Daily Mail

Patience is the key to surviving wild WACA

- by NASSER HUSSAIN @nassercric­ket

IALWAYS loved playing at Perth. The pitch was the fastest in the world game, the bounce was like a trampoline and it was cricket in the raw. But you needed a bit of ticker to succeed there — and you needed to use your brain.

The WACA surface may not be quite as lightning fast as it once was, but the chances are it will still be the fastest thing most of the England team have ever encountere­d. And for batsmen, bowlers and fielders alike, that presents some serious challenges.

As I mentioned the other day, batsmen have to give themselves longer to get in than on most normal surfaces.

If that means giving the first 40 minutes to the bowler, so be it. It’s vital you gauge the conditions before playing too many big shots.

Straight- bat shots work well, because the pace of the pitch is such that even a gentle push back past the bowler can disappear through mid-off or mid-on for four.

And the cross-bat strokes are usually good value too: if the bowler drops short, you have a great chance to get going with a cut or pull or even an uppercut.

The problem comes when you start playing with an angled bat, which is an old trap for English players. Back home, the ball may hit the middle of a bat angled at 45 degrees. At Perth, the extra couple of inches’ bounce means the same stroke risks providing a catch to the slips. James Vince, in particular, will need to be careful after the way he got out in Adelaide.

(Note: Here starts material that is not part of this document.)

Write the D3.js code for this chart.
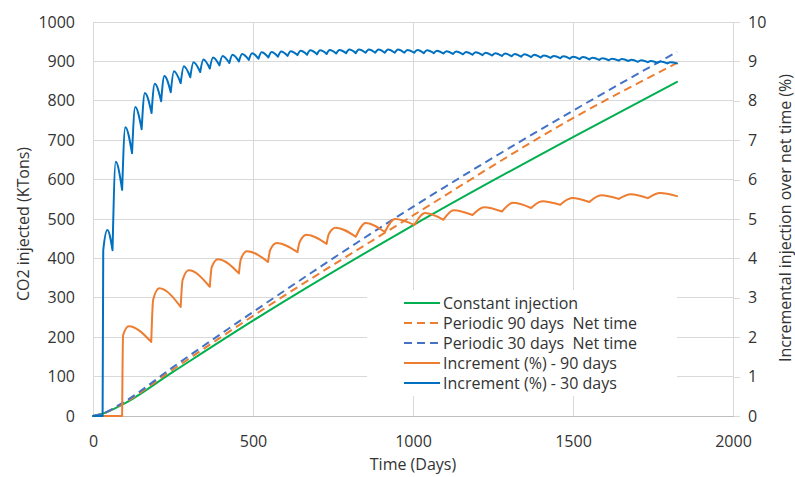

For the bowlers, the trick is not to get sucked in to dropping too short. It’s easy to get giddy with the bounce and try to push the batsman on to the back foot. But a good length is still the best length, even at the WACA. Not many English bowlers I can remember nailed that perfect Perth length, although Alex Tudor grasped it well on his Test debut in 1998-99, when he removed both Waugh twins. On another occasion, in a warm-up game there, Angus Fraser aimed back of a length, which was his natural length, and got easily cut and pulled by Ryan Campbell. To thrive at the WACA, you have to think on your feet.

Then there’s the slip fielding. We used to stand back a couple of yards because of the extra bounce and then get into a muddle about whether we should take catches with our fingers pointing down, which is the English way, or up, which is the Australian way.

Someone like Ricky Ponting used to make it look easy, bending his knees and taking catches at chest height with his fingers pointing up. But for English fielders this is not so easy.

The ‘Fremantle Doctor’, the breeze which blows in across the ground from fine leg after lunch, also adds to the unique nature of the place.

It’s something England might be able to use to get the lateral movement which makes their attack so much more dangerous.

I’d be tempted to give Jimmy Anderson first crack into the ‘Doctor’, because it could assist his swing. But Joe Root (below) may also decide to get a guy like Craig Overton to do some of the donkey work into the breeze.

Above all, England have to relish the challenge in front of them. They have not beaten Australia there since the 1978-79 tour, which tells you what an alien place it is for the average county cricketer.

But if their bowlers don’t get carried away with the bounce, and their batsmen cut out those angled-bat shots, they can give Australia a run for their money. Now is the time to put all the off-field nonsense of the past week or two behind them and show the world they mean business.